The good news for holiday-makers looking to travel to beloved areas such as Cairns, Port Douglas, and the Great Barrier Reef, is that there is no best time to visit, with various Far North Queensland destinations providing great weather and plenty of activities throughout the whole year. This is thanks to Queensland's sub-tropical humid climate that features two distinct seasons rather than the four traditional seasons experienced by other Australian states.
However, just because there's no best time to visit Far North Queensland doesn't mean there isn't a popular time to visit. The dry season sees thousands of travellers every year flock to its tropical regions and with that comes larger crowds and increased prices so be sure to pre-book flights, accommodation, and any activities that are likely to sell out way in advance to avoid any disruption to your travel itinerary.
When is the best time to visit Port Douglas?
Like other parts of Far North Queensland, you can travel to Port Douglas at any time of the year with the best time to visit largely depending on what weather patterns you're comfortable experiencing and what kind of holiday you want to have. During the typical summer season (December, January, and February), the temperatures can get quite high - we're talking 30°C+ - and the humidity levels can make it feel even hotter.
If you're not keen on sharing Port Douglas with thousands of other travellers, visiting the tropical destination during March-May or September-November is a good way to go as the weather is also cooler and accommodation prices tend to be lower.
When is the best time to visit Cairns?
While you can visit Cairns at any time of the year, some months are better than others with the dry season offering nicer weather - lower temperatures, lower humidity levels, and less chance of rainfall. As this weather is more conducive to experiencing a better holiday, the months from May-October are the busiest and most expensive so prepare to share popular attractions with thousands of other travellers and pay an increased price for flights and accommodation.
The dry season in Far North Queensland
Best for: camping, snorkelling, and hiking
The dry season in Far North Queensland is actually considered to be the 'winter' season from May through to October which differs from other Australian states. Because there is less chance of frequent rainfall and tropical storms during these months, as well as lower temperatures and low humidity levels, they're considered to be one of the more popular times to visit.
Temperatures tend to reach a cool but nice average of 25°C, making it perfect weather to explore the beautiful natural landscapes of the region. The dry season is also great for adventuring through Far North Queensland's marine terrain with coral spawning a common occurrence during the months of September, October, and November. This means oceanic environments such as the Great Barrier Reef come alive during this time and you'll be treated to a breathtaking marine show full of colourful fish and coral life if you choose to go swimming or snorkelling.
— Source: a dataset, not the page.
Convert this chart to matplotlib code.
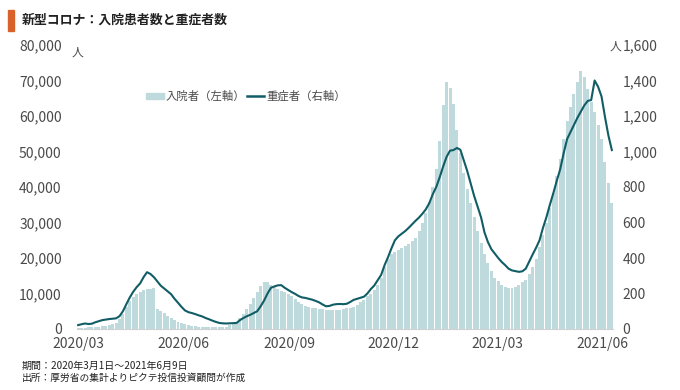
import matplotlib
matplotlib.use("Agg")
import matplotlib.pyplot as plt
import numpy as np
import pandas as pd
from matplotlib.patches import Rectangle
from matplotlib.lines import Line2D

plt.rcParams["font.family"] = ["Noto Sans CJK JP", "DejaVu Sans"]

# 2020/03/01 - 2021/06/09, read every 3 days
start_date = "2020-03-01"
hospitalized = [
    300, 350, 400, 450, 500, 550, 650, 750, 900, 1100,
    1400, 1800, 2700, 4200, 6100, 7800, 9000, 9800, 10500, 10900,
    11200, 11350, 11450, 5700, 5200, 4400, 3700, 3000, 2400, 1950,
    1600, 1300, 1100, 900, 800, 700, 600, 550, 500, 480,
    500, 550, 600, 700, 1000, 1500, 2100, 3200, 4300, 5500,
    7000, 8800, 10500, 12000, 13200, 13100, 12500, 11900, 11200, 10800,
    10500, 10000, 9200, 8400, 7500, 7000, 6600, 6200, 6000, 5800,
    5600, 5500, 5400, 5350, 5350, 5400, 5450, 5600, 5800, 6000,
    6300, 6800, 7500, 8300, 9200, 10000, 11100, 12500, 14500, 17500,
    19800, 21000, 21600, 22300, 22800, 23400, 24000, 24800, 25700, 27700,
    30000, 32800, 35800, 40000, 45000, 53000, 63000, 69500, 68000, 63500,
    56000, 49500, 44000, 39500, 35500, 31500, 27500, 24200, 21000, 18500,
    16200, 14400, 13400, 12500, 11800, 11500, 11500, 11800, 12400, 13200,
    13900, 15500, 17600, 19800, 23000, 26500, 30000, 34000, 38300, 43000,
    48000, 53500, 58500, 62500, 66300, 69600, 72800, 71000, 67500, 64000,
    61000, 57500, 53500, 47000, 41000, 35500,
]
severe = [
    22, 27, 31, 28, 30, 38, 44, 50, 53, 56,
    58, 60, 72, 100, 140, 178, 210, 236, 257, 292,
    320, 310, 292, 268, 244, 228, 212, 196, 170, 148,
    125, 105, 95, 90, 84, 77, 71, 62, 55, 47,
    40, 34, 32, 31, 32, 33, 34, 50, 62, 72,
    80, 90, 100, 128, 160, 200, 232, 240, 246, 247,
    232, 220, 208, 198, 186, 178, 175, 170, 165, 158,
    150, 138, 128, 130, 137, 140, 141, 140, 142, 152,
    164, 170, 176, 182, 200, 225, 245, 275, 305, 360,
    405, 455, 500, 522, 537, 552, 570, 590, 610, 628,
    650, 675, 710, 760, 800, 855, 915, 970, 1005, 1008,
    1020, 1010, 950, 890, 820, 750, 690, 630, 545, 490,
    450, 425, 400, 378, 360, 340, 330, 326, 322, 325,
    340, 380, 420, 458, 500, 570, 630, 700, 765, 835,
    900, 990, 1070, 1110, 1150, 1190, 1225, 1260, 1285, 1290,
    1400, 1365, 1310, 1195, 1090, 1008,
]
tick_labels = ["2020/03", "2020/06", "2020/09", "2020/12", "2021/03", "2021/06"]

BAR_COLOR = "#bfdadd"
LINE_COLOR = "#115d66"
TEXT_COLOR = "#4a4a4a"

days = np.arange(len(hospitalized)) * 3
t0 = pd.Timestamp(start_date)
tick_days = [(pd.Timestamp(l.replace("/", "-") + "-01") - t0).days for l in tick_labels]

fig = plt.figure(figsize=(6.8, 3.9), dpi=100)
ax = fig.add_axes([77 / 680, 61 / 390, 536 / 680, 284 / 390])
ax2 = ax.twinx()

ax.bar(days, hospitalized, width=2.6, color=BAR_COLOR, linewidth=0)
ax2.plot(days, severe, color=LINE_COLOR, linewidth=1.5)

ax.set_xlim(-1, 466)
ax.set_ylim(0, 80000)
ax2.set_ylim(0, 1600)
ax.set_yticks(np.arange(0, 80001, 10000))
ax.set_yticklabels([f"{v:,}" for v in range(0, 80001, 10000)])
ax2.set_yticks(np.arange(0, 1601, 200))
ax2.set_yticklabels([f"{v:,}" for v in range(0, 1601, 200)])
ax.set_xticks(tick_days)
ax.set_xticklabels(tick_labels)

for a in (ax, ax2):
    for s in a.spines.values():
        s.set_visible(False)
    a.tick_params(length=0, labelsize=10, colors=TEXT_COLOR)
ax.spines["bottom"].set_visible(True)
ax.spines["bottom"].set_color("#d0d0d0")
ax.tick_params(axis="y", pad=11)
ax2.tick_params(axis="y", pad=7)
ax.tick_params(axis="x", pad=6)

# unit labels
fig.text(77 / 680, 1 - 52 / 390, "人", fontsize=8.5, color=TEXT_COLOR, va="center", ha="center")
fig.text(615 / 680, 1 - 46 / 390, "人", fontsize=8.5, color=TEXT_COLOR, va="center", ha="center")

handles = [Rectangle((0, 0), 1, 1, color=BAR_COLOR),
           Line2D([0], [0], color=LINE_COLOR, linewidth=1.8)]
ax2.legend(handles, ["入院者（左軸）", "重症者（右軸）"], ncol=2, frameon=False,
           loc="center", bbox_to_anchor=(246 / 680, 1 - 96 / 390),
           bbox_transform=fig.transFigure, fontsize=8.2, handlelength=1.5,
           handleheight=0.45, handletextpad=0.15, columnspacing=0.2,
           labelcolor=TEXT_COLOR)

# title with orange marker
fig.patches.append(Rectangle((8 / 680, 1 - 31 / 390), 6 / 680, 21 / 390,
                             transform=fig.transFigure, color="#d9622b"))
fig.text(22 / 680, 1 - 20 / 390, "新型コロナ：入院患者数と重症者数", fontsize=9.3,
         fontweight="bold", color="#222222", va="center", ha="left")

fig.text(22 / 680, 1 - 366 / 390, "期間：2020年3月1日～2021年6月9日", fontsize=7.2,
         color="#222222", va="center", ha="left")
fig.text(22 / 680, 1 - 378 / 390, "出所：厚労省の集計よりピクテ投信投資顧問が作成", fontsize=7,
         color="#222222", va="center", ha="left")

fig.savefig("out.png", dpi=100)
The wet season in Far North Queensland
Best for: dining on local cuisine, visiting waterfalls, learning about Aboriginal culture
While this season might not be the most popular to visit Far North Queensland, it doesn't mean you can't still have a great holiday with plenty of upsides to travelling through the region between the months of November-April. Due to the increased rainfall experienced during the wet season, regions such as the Daintree are super vibrant and luscious, and other natural attractions like rivers and waterfalls are full and back to their impressive best.
If you want to decrease the chance of experiencing heavy rainfall and potential cyclones, try travelling in March or April as you're more likely to have clear days so you can go out and explore. However, the average temperatures during this time can climb to a swelteringly hot 30°C+ with extremely high humidity levels so you might find it somewhat uncomfortable to spend long periods of time outside.
Because of the heat, you might be tempted to take a dip in the region's beautiful waters but just be aware that you'll be sharing it with potentially harmful marine life. Animals such as stinging jellyfish (box jellyfish, blue bottles, etc) are more present during the wet season and will leave you in a lot of pain if you get stung. If you are planning on spending time in the water, make sure you're wearing a stinger suit to help protect you, however, we recommend sticking to pools and sectioned-off ocean enclosures if you want to cool off.